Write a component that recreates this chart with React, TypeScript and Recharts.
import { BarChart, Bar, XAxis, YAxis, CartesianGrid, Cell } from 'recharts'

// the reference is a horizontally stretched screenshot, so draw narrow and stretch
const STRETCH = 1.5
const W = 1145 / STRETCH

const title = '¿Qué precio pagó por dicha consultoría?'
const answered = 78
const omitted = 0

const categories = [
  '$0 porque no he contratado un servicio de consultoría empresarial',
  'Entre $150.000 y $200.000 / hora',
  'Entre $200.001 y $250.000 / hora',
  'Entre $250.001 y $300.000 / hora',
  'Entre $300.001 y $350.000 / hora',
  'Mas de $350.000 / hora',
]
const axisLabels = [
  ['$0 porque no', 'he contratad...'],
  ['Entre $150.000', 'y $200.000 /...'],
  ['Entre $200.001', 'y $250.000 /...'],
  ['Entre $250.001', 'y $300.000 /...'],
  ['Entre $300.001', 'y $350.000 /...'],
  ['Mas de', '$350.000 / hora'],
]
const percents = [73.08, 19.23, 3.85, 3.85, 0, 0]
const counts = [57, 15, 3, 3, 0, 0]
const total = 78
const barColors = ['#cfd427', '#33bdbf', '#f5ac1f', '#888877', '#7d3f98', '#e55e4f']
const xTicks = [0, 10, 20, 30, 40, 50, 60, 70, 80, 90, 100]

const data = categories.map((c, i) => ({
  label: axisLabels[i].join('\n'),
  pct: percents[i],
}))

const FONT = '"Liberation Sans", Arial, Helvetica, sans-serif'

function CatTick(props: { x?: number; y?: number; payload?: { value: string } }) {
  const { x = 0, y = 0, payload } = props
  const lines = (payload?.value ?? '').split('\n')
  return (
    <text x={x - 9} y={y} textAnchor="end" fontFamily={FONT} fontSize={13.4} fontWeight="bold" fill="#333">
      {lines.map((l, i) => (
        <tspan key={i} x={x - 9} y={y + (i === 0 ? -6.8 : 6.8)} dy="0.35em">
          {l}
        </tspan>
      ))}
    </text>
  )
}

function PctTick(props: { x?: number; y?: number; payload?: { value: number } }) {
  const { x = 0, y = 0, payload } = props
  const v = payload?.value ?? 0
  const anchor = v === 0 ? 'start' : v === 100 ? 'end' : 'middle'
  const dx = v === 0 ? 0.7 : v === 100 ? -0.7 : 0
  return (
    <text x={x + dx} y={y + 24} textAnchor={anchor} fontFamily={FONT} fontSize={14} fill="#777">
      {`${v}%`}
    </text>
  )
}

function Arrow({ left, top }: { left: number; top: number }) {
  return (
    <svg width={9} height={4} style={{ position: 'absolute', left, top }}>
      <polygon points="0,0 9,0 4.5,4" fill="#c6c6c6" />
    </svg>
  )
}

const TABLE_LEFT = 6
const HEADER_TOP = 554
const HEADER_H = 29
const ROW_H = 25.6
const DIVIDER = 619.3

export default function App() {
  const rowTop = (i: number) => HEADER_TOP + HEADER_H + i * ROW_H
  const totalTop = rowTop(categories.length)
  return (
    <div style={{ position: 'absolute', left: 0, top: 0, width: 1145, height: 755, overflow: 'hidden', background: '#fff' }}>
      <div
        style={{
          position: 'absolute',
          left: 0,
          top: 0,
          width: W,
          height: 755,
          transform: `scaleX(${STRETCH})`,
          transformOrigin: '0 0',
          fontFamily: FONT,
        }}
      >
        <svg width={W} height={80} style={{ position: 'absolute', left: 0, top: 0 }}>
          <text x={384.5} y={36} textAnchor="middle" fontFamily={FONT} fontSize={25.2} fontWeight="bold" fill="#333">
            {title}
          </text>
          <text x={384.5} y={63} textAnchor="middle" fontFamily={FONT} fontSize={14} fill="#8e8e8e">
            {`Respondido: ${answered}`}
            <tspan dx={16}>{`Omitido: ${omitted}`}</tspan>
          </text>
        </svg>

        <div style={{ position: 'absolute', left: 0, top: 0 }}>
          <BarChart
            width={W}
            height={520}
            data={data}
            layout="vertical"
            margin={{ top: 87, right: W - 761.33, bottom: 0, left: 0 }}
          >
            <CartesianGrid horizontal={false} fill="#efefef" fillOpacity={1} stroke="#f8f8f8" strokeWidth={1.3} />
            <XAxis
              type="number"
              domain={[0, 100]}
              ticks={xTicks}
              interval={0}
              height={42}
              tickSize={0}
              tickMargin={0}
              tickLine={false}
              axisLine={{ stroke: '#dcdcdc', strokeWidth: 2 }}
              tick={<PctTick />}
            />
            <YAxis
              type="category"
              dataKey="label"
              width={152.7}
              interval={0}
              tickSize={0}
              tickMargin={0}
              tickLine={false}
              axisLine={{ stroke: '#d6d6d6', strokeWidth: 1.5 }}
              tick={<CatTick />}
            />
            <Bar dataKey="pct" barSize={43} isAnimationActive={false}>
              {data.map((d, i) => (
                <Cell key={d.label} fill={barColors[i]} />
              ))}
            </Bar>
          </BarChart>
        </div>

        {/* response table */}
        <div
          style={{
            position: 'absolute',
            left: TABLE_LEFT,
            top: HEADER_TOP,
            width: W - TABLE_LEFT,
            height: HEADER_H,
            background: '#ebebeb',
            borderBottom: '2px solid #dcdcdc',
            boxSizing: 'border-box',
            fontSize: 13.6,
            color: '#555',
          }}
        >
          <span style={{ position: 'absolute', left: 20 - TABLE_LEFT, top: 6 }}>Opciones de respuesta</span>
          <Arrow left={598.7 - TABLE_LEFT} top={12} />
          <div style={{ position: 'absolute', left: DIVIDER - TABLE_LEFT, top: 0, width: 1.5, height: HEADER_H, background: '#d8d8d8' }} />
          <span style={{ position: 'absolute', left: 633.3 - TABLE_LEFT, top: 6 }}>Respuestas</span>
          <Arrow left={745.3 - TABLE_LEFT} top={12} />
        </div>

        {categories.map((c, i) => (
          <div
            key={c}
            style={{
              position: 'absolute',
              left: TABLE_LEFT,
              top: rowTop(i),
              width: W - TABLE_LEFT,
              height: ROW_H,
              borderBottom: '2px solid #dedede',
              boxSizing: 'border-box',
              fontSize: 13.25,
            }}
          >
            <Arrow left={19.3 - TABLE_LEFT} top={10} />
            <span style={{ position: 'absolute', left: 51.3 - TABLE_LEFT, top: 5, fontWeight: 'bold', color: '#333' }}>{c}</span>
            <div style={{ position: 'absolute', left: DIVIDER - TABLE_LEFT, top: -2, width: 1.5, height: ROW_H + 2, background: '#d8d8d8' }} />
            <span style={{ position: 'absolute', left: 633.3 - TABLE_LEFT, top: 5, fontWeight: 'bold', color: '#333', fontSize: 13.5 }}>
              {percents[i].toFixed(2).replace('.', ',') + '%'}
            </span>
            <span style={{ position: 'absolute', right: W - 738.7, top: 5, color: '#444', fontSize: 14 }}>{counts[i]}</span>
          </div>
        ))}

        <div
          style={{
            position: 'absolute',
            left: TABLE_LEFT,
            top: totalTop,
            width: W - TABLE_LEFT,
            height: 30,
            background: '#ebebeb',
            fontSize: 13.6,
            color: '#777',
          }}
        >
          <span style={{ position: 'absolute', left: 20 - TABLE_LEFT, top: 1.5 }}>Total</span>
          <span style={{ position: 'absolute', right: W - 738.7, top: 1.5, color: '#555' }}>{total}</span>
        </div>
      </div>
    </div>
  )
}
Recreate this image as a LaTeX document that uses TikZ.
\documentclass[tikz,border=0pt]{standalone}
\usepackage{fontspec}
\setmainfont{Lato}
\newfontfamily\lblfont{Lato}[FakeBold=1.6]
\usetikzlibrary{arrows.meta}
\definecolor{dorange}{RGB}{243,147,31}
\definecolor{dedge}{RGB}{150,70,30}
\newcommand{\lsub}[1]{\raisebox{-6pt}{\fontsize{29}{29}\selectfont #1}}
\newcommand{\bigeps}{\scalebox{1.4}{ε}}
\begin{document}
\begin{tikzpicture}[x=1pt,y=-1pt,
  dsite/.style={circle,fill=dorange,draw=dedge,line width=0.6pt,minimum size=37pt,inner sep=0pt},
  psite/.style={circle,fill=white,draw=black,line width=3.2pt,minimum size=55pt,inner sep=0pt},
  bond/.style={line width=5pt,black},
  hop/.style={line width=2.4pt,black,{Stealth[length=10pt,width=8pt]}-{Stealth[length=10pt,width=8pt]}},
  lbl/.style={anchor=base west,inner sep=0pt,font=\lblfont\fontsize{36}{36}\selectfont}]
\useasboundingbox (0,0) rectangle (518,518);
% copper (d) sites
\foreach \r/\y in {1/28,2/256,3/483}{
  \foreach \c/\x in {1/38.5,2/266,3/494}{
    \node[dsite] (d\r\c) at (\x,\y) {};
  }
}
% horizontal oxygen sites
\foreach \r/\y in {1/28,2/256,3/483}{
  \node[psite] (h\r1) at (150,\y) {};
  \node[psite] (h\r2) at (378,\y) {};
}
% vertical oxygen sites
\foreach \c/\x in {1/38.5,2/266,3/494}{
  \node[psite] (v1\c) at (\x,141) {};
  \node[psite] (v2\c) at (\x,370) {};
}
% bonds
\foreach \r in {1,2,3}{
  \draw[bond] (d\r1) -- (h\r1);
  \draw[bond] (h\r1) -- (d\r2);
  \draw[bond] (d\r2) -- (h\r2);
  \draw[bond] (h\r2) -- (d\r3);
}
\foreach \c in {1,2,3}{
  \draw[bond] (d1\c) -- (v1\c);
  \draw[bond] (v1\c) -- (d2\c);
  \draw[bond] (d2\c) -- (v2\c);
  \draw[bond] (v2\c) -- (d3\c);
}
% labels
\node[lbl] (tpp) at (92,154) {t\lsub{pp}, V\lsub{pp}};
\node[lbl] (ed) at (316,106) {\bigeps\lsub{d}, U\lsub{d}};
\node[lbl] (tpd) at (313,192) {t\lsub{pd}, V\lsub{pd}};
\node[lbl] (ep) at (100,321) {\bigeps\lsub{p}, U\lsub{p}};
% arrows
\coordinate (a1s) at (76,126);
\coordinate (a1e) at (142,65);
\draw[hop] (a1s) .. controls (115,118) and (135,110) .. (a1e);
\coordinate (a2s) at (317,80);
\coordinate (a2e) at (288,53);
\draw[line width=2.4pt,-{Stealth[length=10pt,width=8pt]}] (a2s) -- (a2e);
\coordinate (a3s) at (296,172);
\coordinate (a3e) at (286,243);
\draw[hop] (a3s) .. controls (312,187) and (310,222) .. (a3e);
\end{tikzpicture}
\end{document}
^^^^
» Instruction
Give back exactly the lines from the beginning of the records through the line containing "const W = 1145 / STRETCH", and only those.

» Response to this exercise
Write a component that recreates this chart with React, TypeScript and Recharts.
import { BarChart, Bar, XAxis, YAxis, CartesianGrid, Cell } from 'recharts'

// the reference is a horizontally stretched screenshot, so draw narrow and stretch
const STRETCH = 1.5
const W = 1145 / STRETCH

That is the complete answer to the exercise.